This week I finally had a chance to watch Spike Lee’s 2018 film, BlacKkKlansman. It was excellent. While I’m not in a position to offer a full review of the film, there are a couple of spiritual themes that really resonated with me and that I want to point out:
- The first theme that stood out to me has to do with ideologies of violence and hate. Clearly a film about the KKK engages with the theme of hate-filled ideology. After all, what is the KKK if not that? What stood out to me in the film is how compellingly it demonstrates a fundamental truth about hateful ideologies of incitement. While these ideologies do real and irreparable harm to the targets or victims of the hate, they also do real and irreparable harm to those who hold the beliefs. BlacKkKlansman reminds us that hatred and violence can never be only other-directed. Eventually those who are filled with hate and turn to violence will find that they inflict their hate and violence on themselves, their communities, and their loved ones.

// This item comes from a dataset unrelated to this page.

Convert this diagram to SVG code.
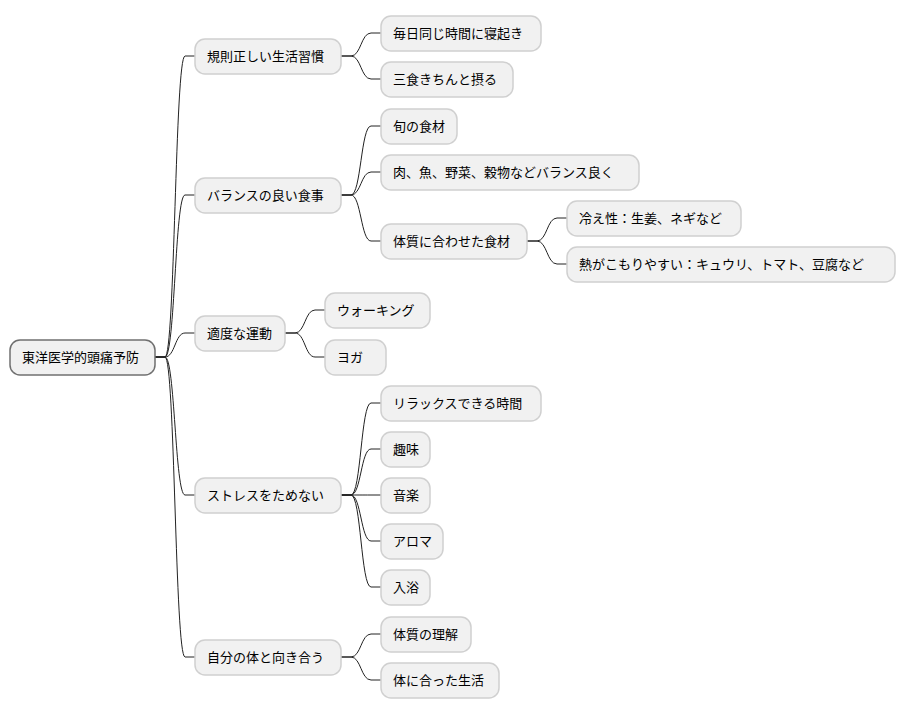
<svg xmlns="http://www.w3.org/2000/svg" width="906" height="715" viewBox="0 0 906 715">
<style>
rect{fill:#F1F1F1;stroke:#D0D0D0;stroke-width:1.5}
#root rect{stroke:#707070}
text{font-family:"Liberation Sans","Noto Sans CJK JP",sans-serif;font-size:13px;fill:#000;dominant-baseline:central}
#edges path{fill:none;stroke:#222;stroke-width:1}
</style>
<rect width="906" height="715" style="fill:#fff;stroke:none"/>
<g id="edges">
<path d="M155,357 H165 C175,357 175,56 185,56 H195"/>
<path d="M155,357 H165 C175,357 175,195 185,195 H195"/>
<path d="M155,357 H165 C175,357 175,333 185,333 H195"/>
<path d="M155,357 H165 C175,357 175,495 185,495 H195"/>
<path d="M155,357 H165 C175,357 175,657 185,657 H195"/>
<path d="M341,56 H351 C361,56 361,33 371,33 H381"/>
<path d="M341,56 H351 C361,56 361,79 371,79 H381"/>
<path d="M341,195 H351 C361,195 361,126 371,126 H381"/>
<path d="M341,195 H351 C361,195 361,172 371,172 H381"/>
<path d="M341,195 H351 C361,195 361,241 371,241 H381"/>
<path d="M527,241 H537 C547,241 547,218 557,218 H567"/>
<path d="M527,241 H537 C547,241 547,264 557,264 H567"/>
<path d="M285,333 H295 C305,333 305,310 315,310 H325"/>
<path d="M285,333 H295 C305,333 305,357 315,357 H325"/>
<path d="M341,495 H351 C361,495 361,403 371,403 H381"/>
<path d="M341,495 H351 C361,495 361,449 371,449 H381"/>
<path d="M341,495 H351 C361,495 361,495 371,495 H381"/>
<path d="M341,495 H351 C361,495 361,541 371,541 H381"/>
<path d="M341,495 H351 C361,495 361,587 371,587 H381"/>
<path d="M341,657 H351 C361,657 361,634 371,634 H381"/>
<path d="M341,657 H351 C361,657 361,680 371,680 H381"/>
</g>
<g id="root"><rect x="10" y="340" width="145" height="35" rx="10"/><text x="22" y="357.5">東洋医学的頭痛予防</text></g>
<g id="n1"><rect x="195" y="39" width="146" height="35" rx="10"/><text x="207" y="56.5">規則正しい生活習慣</text></g>
<g id="n2"><rect x="195" y="178" width="146" height="35" rx="10"/><text x="207" y="195.5">バランスの良い食事</text></g>
<g id="n3"><rect x="195" y="316" width="90" height="35" rx="10"/><text x="207" y="333.5">適度な運動</text></g>
<g id="n4"><rect x="195" y="478" width="146" height="35" rx="10"/><text x="207" y="495.5">ストレスをためない</text></g>
<g id="n5"><rect x="195" y="640" width="146" height="35" rx="10"/><text x="207" y="657.5">自分の体と向き合う</text></g>
<g id="n11"><rect x="381" y="16" width="160" height="35" rx="10"/><text x="393" y="33.5">毎日同じ時間に寝起き</text></g>
<g id="n12"><rect x="381" y="62" width="132" height="35" rx="10"/><text x="393" y="79.5">三食きちんと摂る</text></g>
<g id="n21"><rect x="381" y="109" width="76" height="35" rx="10"/><text x="393" y="126.5">旬の食材</text></g>
<g id="n22"><rect x="381" y="155" width="258" height="35" rx="10"/><text x="393" y="172.5">肉、魚、野菜、穀物などバランス良く</text></g>
<g id="n23"><rect x="381" y="224" width="146" height="35" rx="10"/><text x="393" y="241.5">体質に合わせた食材</text></g>
<g id="n231"><rect x="567" y="201" width="174" height="35" rx="10"/><text x="579" y="218.5">冷え性：生姜、ネギなど</text></g>
<g id="n232"><rect x="567" y="247" width="328" height="35" rx="10"/><text x="579" y="264.5">熱がこもりやすい：キュウリ、トマト、豆腐など</text></g>
<g id="n31"><rect x="325" y="293" width="105" height="35" rx="10"/><text x="337" y="310.5">ウォーキング</text></g>
<g id="n32"><rect x="325" y="340" width="61" height="35" rx="10"/><text x="337" y="357.5">ヨガ</text></g>
<g id="n41"><rect x="381" y="386" width="160" height="35" rx="10"/><text x="393" y="403.5">リラックスできる時間</text></g>
<g id="n42"><rect x="381" y="432" width="49" height="35" rx="10"/><text x="393" y="449.5">趣味</text></g>
<g id="n43"><rect x="381" y="478" width="49" height="35" rx="10"/><text x="393" y="495.5">音楽</text></g>
<g id="n44"><rect x="381" y="524" width="62" height="35" rx="10"/><text x="393" y="541.5">アロマ</text></g>
<g id="n45"><rect x="381" y="570" width="49" height="35" rx="10"/><text x="393" y="587.5">入浴</text></g>
<g id="n51"><rect x="381" y="617" width="90" height="35" rx="10"/><text x="393" y="634.5">体質の理解</text></g>
<g id="n52"><rect x="381" y="663" width="118" height="35" rx="10"/><text x="393" y="680.5">体に合った生活</text></g>
</svg>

- The second theme that stood out to me has to do with intersectionality and coalition building. As a rabbi, my ears perked up when the character playing Stokley Carmichael/ Kwame Ture quoted the ancient Jewish sage, Hillel (“If I am not for myself who will be for me? If I am only for myself, what am I? If not now, when?). More generally, the film reminds Jews and Blacks of the long period of time when Jews and Blacks united around Civil Rights and Social Justice. The two main protagonists of the film are, respectively, Black and Jewish. Their story lines, life experiences, and sense of justice intersect in important and authentic ways. They understand that racism directed against Blacks and anti-semitism directed against Jews are ultimately sibling expressions of a fundamentally hateful ideology. As many of the films viewers may not be aware of the rich history of Blacks and Jews joining together to fight institutional racism and ideologies of hate in America, the film does a service by honoring this narrative.